EXERCISE = Copy all of the material word for word, except for the pictures.

DATA EXTRACT =
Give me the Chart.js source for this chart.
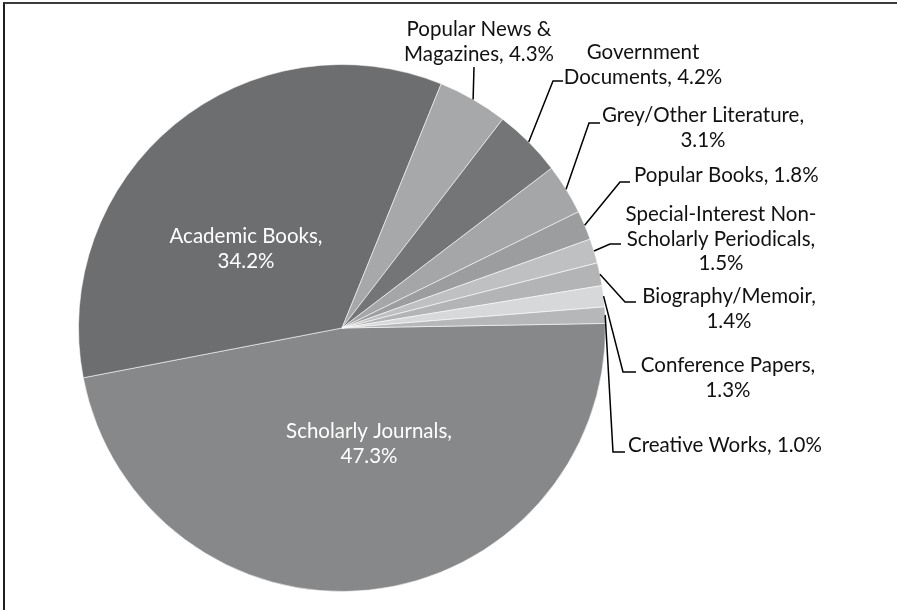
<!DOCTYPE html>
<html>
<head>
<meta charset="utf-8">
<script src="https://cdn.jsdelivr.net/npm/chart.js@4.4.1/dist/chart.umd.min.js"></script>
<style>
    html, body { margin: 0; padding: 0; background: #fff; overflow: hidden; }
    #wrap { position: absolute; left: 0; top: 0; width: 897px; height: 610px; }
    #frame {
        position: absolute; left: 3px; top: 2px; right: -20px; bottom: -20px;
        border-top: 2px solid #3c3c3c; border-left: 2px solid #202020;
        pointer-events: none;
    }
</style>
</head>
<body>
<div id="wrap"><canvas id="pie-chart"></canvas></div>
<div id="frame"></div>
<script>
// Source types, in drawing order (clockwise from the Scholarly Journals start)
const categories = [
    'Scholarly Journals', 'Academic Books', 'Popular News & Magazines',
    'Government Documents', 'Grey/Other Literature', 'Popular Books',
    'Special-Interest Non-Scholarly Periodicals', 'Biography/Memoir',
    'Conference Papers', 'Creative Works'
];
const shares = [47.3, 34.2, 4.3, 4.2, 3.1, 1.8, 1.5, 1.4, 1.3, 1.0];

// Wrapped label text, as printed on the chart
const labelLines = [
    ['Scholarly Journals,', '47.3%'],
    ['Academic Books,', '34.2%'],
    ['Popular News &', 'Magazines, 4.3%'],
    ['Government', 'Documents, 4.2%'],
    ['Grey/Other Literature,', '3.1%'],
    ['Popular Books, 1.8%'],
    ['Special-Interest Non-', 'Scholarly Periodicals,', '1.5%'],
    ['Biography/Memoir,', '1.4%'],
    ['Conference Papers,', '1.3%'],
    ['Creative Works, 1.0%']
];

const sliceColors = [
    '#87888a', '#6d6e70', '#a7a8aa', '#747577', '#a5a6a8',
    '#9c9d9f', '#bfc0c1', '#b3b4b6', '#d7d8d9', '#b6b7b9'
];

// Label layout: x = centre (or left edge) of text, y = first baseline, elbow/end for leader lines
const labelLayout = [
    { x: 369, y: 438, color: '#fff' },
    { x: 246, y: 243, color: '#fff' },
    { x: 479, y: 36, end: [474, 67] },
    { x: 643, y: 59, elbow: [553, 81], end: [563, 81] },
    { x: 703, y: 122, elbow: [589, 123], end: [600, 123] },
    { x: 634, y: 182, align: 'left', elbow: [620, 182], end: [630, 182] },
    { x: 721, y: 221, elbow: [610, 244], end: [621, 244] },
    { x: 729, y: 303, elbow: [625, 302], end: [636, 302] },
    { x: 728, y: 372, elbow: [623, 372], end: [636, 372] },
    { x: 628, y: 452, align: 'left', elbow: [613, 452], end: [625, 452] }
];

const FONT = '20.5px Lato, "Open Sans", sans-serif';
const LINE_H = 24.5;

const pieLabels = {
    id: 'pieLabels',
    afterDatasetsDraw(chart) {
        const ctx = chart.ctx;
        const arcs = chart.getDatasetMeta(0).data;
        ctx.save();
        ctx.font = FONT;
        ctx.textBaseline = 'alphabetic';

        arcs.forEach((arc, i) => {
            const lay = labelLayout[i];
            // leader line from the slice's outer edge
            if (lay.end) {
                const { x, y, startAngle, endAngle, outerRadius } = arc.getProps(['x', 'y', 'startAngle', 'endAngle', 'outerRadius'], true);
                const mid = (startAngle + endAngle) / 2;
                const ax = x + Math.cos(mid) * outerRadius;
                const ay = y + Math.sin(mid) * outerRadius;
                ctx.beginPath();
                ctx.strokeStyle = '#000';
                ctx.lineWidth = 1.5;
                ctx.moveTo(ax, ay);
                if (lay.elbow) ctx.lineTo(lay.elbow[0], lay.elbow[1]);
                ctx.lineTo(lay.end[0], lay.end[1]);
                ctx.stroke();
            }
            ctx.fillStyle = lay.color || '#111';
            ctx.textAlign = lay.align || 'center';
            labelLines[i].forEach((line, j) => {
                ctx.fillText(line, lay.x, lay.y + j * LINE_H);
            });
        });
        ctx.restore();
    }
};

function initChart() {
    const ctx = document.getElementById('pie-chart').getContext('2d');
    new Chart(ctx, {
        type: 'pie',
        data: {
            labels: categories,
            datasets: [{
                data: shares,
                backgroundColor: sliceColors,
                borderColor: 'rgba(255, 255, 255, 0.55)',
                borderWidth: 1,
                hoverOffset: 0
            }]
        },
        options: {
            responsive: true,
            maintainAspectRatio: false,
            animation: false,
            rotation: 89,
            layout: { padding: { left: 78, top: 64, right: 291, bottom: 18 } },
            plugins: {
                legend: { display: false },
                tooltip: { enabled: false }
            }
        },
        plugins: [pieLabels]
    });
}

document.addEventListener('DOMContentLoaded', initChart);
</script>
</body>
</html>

TASK ANSWER =
Give me the Chart.js source for this chart.
<!DOCTYPE html>
<html>
<head>
<meta charset="utf-8">
<script src="https://cdn.jsdelivr.net/npm/chart.js@4.4.1/dist/chart.umd.min.js"></script>
<style>
    html, body { margin: 0; padding: 0; background: #fff; overflow: hidden; }
    #wrap { position: absolute; left: 0; top: 0; width: 897px; height: 610px; }
    #frame {
        position: absolute; left: 3px; top: 2px; right: -20px; bottom: -20px;
        border-top: 2px solid #3c3c3c; border-left: 2px solid #202020;
        pointer-events: none;
    }
</style>
</head>
<body>
<div id="wrap"><canvas id="pie-chart"></canvas></div>
<div id="frame"></div>
<script>
// Source types, in drawing order (clockwise from the Scholarly Journals start)
const categories = [
    'Scholarly Journals', 'Academic Books', 'Popular News & Magazines',
    'Government Documents', 'Grey/Other Literature', 'Popular Books',
    'Special-Interest Non-Scholarly Periodicals', 'Biography/Memoir',
    'Conference Papers', 'Creative Works'
];
const shares = [47.3, 34.2, 4.3, 4.2, 3.1, 1.8, 1.5, 1.4, 1.3, 1.0];

// Wrapped label text, as printed on the chart
const labelLines = [
    ['Scholarly Journals,', '47.3%'],
    ['Academic Books,', '34.2%'],
    ['Popular News &', 'Magazines, 4.3%'],
    ['Government', 'Documents, 4.2%'],
    ['Grey/Other Literature,', '3.1%'],
    ['Popular Books, 1.8%'],
    ['Special-Interest Non-', 'Scholarly Periodicals,', '1.5%'],
    ['Biography/Memoir,', '1.4%'],
    ['Conference Papers,', '1.3%'],
    ['Creative Works, 1.0%']
];

const sliceColors = [
    '#87888a', '#6d6e70', '#a7a8aa', '#747577', '#a5a6a8',
    '#9c9d9f', '#bfc0c1', '#b3b4b6', '#d7d8d9', '#b6b7b9'
];

// Label layout: x = centre (or left edge) of text, y = first baseline, elbow/end for leader lines
const labelLayout = [
    { x: 369, y: 438, color: '#fff' },
    { x: 246, y: 243, color: '#fff' },
    { x: 479, y: 36, end: [474, 67] },
    { x: 643, y: 59, elbow: [553, 81], end: [563, 81] },
    { x: 703, y: 122, elbow: [589, 123], end: [600, 123] },
    { x: 634, y: 182, align: 'left', elbow: [620, 182], end: [630, 182] },
    { x: 721, y: 221, elbow: [610, 244], end: [621, 244] },
    { x: 729, y: 303, elbow: [625, 302], end: [636, 302] },
    { x: 728, y: 372, elbow: [623, 372], end: [636, 372] },
    { x: 628, y: 452, align: 'left', elbow: [613, 452], end: [625, 452] }
];

const FONT = '20.5px Lato, "Open Sans", sans-serif';
const LINE_H = 24.5;

const pieLabels = {
    id: 'pieLabels',
    afterDatasetsDraw(chart) {
        const ctx = chart.ctx;
        const arcs = chart.getDatasetMeta(0).data;
        ctx.save();
        ctx.font = FONT;
        ctx.textBaseline = 'alphabetic';

        arcs.forEach((arc, i) => {
            const lay = labelLayout[i];
            // leader line from the slice's outer edge
            if (lay.end) {
                const { x, y, startAngle, endAngle, outerRadius } = arc.getProps(['x', 'y', 'startAngle', 'endAngle', 'outerRadius'], true);
                const mid = (startAngle + endAngle) / 2;
                const ax = x + Math.cos(mid) * outerRadius;
                const ay = y + Math.sin(mid) * outerRadius;
                ctx.beginPath();
                ctx.strokeStyle = '#000';
                ctx.lineWidth = 1.5;
                ctx.moveTo(ax, ay);
                if (lay.elbow) ctx.lineTo(lay.elbow[0], lay.elbow[1]);
                ctx.lineTo(lay.end[0], lay.end[1]);
                ctx.stroke();
            }
            ctx.fillStyle = lay.color || '#111';
            ctx.textAlign = lay.align || 'center';
            labelLines[i].forEach((line, j) => {
                ctx.fillText(line, lay.x, lay.y + j * LINE_H);
            });
        });
        ctx.restore();
    }
};

function initChart() {
    const ctx = document.getElementById('pie-chart').getContext('2d');
    new Chart(ctx, {
        type: 'pie',
        data: {
            labels: categories,
            datasets: [{
                data: shares,
                backgroundColor: sliceColors,
                borderColor: 'rgba(255, 255, 255, 0.55)',
                borderWidth: 1,
                hoverOffset: 0
            }]
        },
        options: {
            responsive: true,
            maintainAspectRatio: false,
            animation: false,
            rotation: 89,
            layout: { padding: { left: 78, top: 64, right: 291, bottom: 18 } },
            plugins: {
                legend: { display: false },
                tooltip: { enabled: false }
            }
        },
        plugins: [pieLabels]
    });
}

document.addEventListener('DOMContentLoaded', initChart);
</script>
</body>
</html>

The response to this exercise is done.